Z, Small world! I have an aunt who lives in Rolla.

You make some excellent points. There is a great deal of good that comes from computers and the internet. I have made my living in the computer industry for 25 years. The unexamined assumption that if we CAN do something, it must be a GOOD thing to do worries me.

I find myself making time to visit the internet everyday. What concerns me is what is getting squeezed out of my life to make room for my online activities. I wonder about the tradeoffs I am making.

I have "met" lots of wonderful people online with whom I have more in common than anyone around me. Still, I have to wonder if it is really a good thing to spend so much time with people so much like ourselves. I think it's important to be exposed to other views and interests. They makes us think and maybe even reexamine our own views. So maybe it is a matter of how we use the technology. Do we use it to isolate and insulate ourselves, or to expand ourselves?

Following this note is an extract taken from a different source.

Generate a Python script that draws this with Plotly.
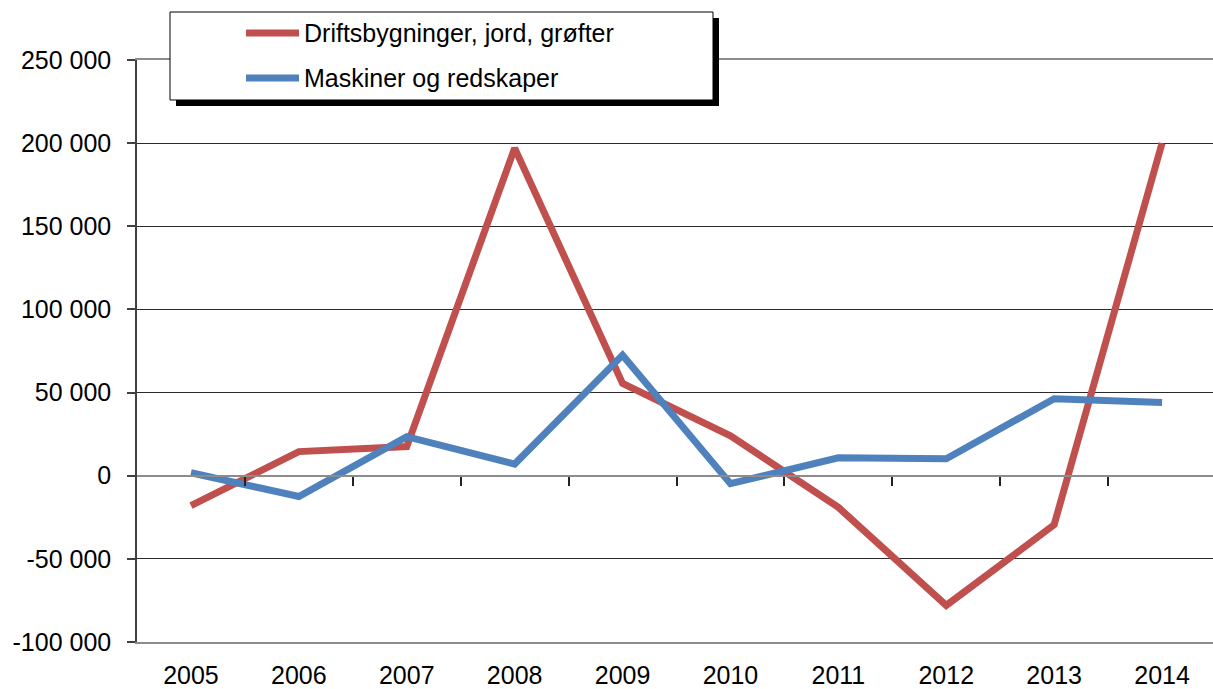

There is alot of information easily available on the internet. Unfortunately, in my experience, an awful lot of the information is pretty superficial. Granted, when I am interested in something, I become almost obssessive about learning EVERYTHING about it. Trouble is, the stuff I find on line just skims the surface. It usually isn't even as good as a mediocre book on the topic. Oh, one exception to this has been that my vocabulary of "bad" words has vastly expanded! I used to think I knew them all, but I now know I used to live a very sheltered life!

Porn has been a driving force in improving internet technology. The need for good graphics and speed have pushed the technology forward. Online sex can be safe and convenient, but even so, it's not necessarily benign. I know of several people who got involved in online relationships and while they weren't physically unfaithful, they were involved emotionally and it took a toll on their real relationships. People got hurt. I guess we should ask, does our significant other know about and approve of all our online sex activities? If so, I would agree, no harm done.

You have more self control than I do - I love computer games. But what a waste of time!! A little goes a long way. It's no worse than watching a TV sitcom, but you don't want to spend all your time at it. Again, it's a matter of degree.